Choosing the Right Solution and Conclusion for Business Decision-Makers
Selecting warehouse services, storage solutions, and inventory controls should be treated as a business design decision rather than a simple procurement exercise. The right answer depends on product characteristics, order profile, seasonality, geographic reach, service commitments, and available capital. A company shipping full pallets to distributors has different needs from an online retailer sending hundreds of single-item orders every afternoon. Likewise, a manufacturer holding raw materials, work-in-progress, and finished goods faces a different planning model from an importer replenishing stores. Before choosing a facility or provider, businesses should map their actual operating reality. Useful questions include: • How many SKUs are active each month? • What percentage of orders are pallet, case, or each picks? • How often do volumes spike? • Are there temperature, traceability, or handling constraints? • What service level does the customer truly expect?
Cost comparisons should go beyond headline storage price. Warehouse decisions affect transportation spend, labor productivity, stock accuracy, shrinkage, returns processing, and the ability to scale during peaks. A lower monthly rate may be less attractive if it comes with poor system visibility or weak pick performance. Conversely, a higher-priced provider may reduce overall cost through better throughput, fewer errors, and stronger integration with carriers and order platforms. Businesses should ask for service-level agreements and performance reporting. Key indicators usually include order accuracy, dock-to-stock time, inventory accuracy, on-time dispatch rate, lines picked per labor hour, space utilization, and return turnaround time. These metrics make the conversation concrete and allow fair comparison between options.
Implementation also deserves attention. Even a strong warehouse model can stumble during transition if data is incomplete or processes are poorly documented. Master data for dimensions, units of measure, barcodes, and product handling rules must be clean. Location naming should be clear. Staff training should cover both the system and the reason behind each step. Pilot testing on a limited SKU range can reveal weak points before full rollout. For growing companies, scalability matters just as much as current fit.
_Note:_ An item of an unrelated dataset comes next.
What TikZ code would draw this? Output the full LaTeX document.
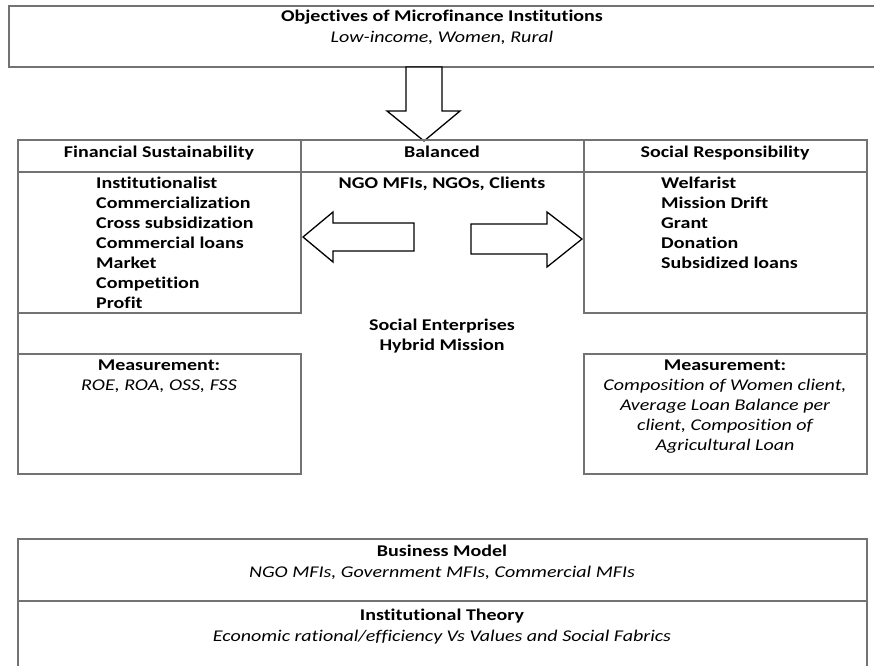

Can the layout absorb more SKUs? Can the provider support new sales channels? Can the system handle batch control, kitting, or international shipping if the business adds them later?
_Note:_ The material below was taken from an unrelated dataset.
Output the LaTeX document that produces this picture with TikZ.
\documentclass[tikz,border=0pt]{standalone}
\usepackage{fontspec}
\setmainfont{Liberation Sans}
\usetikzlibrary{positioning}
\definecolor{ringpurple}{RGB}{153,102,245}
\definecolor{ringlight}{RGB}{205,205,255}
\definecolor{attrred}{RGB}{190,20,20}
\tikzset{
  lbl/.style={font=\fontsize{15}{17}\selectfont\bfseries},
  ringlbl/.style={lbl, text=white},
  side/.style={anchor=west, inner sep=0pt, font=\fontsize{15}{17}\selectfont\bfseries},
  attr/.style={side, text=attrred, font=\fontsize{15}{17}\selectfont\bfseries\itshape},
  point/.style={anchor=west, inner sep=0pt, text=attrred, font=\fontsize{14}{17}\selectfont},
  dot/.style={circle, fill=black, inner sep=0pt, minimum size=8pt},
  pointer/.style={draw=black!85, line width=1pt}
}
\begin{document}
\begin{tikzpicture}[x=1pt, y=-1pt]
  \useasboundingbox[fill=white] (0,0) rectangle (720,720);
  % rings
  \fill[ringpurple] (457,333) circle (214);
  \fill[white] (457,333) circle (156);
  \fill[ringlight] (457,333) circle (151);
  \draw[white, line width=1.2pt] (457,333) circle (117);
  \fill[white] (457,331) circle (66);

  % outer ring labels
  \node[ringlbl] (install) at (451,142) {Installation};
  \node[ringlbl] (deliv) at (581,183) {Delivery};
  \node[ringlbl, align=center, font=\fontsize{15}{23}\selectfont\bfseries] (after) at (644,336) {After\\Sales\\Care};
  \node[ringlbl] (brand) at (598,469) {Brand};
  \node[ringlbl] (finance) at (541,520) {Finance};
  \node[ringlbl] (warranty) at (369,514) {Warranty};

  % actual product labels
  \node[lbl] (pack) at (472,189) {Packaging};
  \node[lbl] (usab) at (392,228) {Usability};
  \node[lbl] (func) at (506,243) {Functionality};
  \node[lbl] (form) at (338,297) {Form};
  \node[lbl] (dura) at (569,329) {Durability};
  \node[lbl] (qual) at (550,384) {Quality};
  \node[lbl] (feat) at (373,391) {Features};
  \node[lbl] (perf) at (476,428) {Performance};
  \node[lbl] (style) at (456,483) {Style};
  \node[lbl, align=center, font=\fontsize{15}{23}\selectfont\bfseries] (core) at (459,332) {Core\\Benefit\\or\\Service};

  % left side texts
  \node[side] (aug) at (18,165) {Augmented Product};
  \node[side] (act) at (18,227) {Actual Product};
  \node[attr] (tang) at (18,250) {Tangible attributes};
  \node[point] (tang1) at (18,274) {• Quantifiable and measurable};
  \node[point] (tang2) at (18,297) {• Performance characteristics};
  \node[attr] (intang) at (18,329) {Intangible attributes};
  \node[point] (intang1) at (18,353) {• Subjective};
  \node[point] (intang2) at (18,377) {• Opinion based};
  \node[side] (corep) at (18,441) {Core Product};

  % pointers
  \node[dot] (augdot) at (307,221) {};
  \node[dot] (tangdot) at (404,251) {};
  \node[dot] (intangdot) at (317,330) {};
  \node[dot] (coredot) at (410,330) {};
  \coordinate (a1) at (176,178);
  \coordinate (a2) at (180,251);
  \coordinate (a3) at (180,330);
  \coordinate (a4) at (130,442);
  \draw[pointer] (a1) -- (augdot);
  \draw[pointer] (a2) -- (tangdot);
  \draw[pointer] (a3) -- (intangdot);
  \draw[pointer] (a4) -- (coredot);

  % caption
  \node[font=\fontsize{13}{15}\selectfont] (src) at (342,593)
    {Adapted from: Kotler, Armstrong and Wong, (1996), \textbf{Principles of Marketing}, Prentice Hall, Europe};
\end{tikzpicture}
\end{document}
For operations managers, founders, procurement leaders, and logistics teams, the practical takeaway is simple: treat the warehouse as a performance engine, not just a storage bill. Good warehouse services keep goods moving accurately. Good storage solutions use space in a way that supports real handling patterns. Good inventory storage solutions keep data trustworthy enough to guide buying, replenishment, and customer promises. When those three layers work together, the warehouse stops being a bottleneck and starts acting like a steady, reliable part of growth. That is the outcome most businesses are really after: not glamour, not complexity for its own sake, but a supply chain that works cleanly when the day gets busy.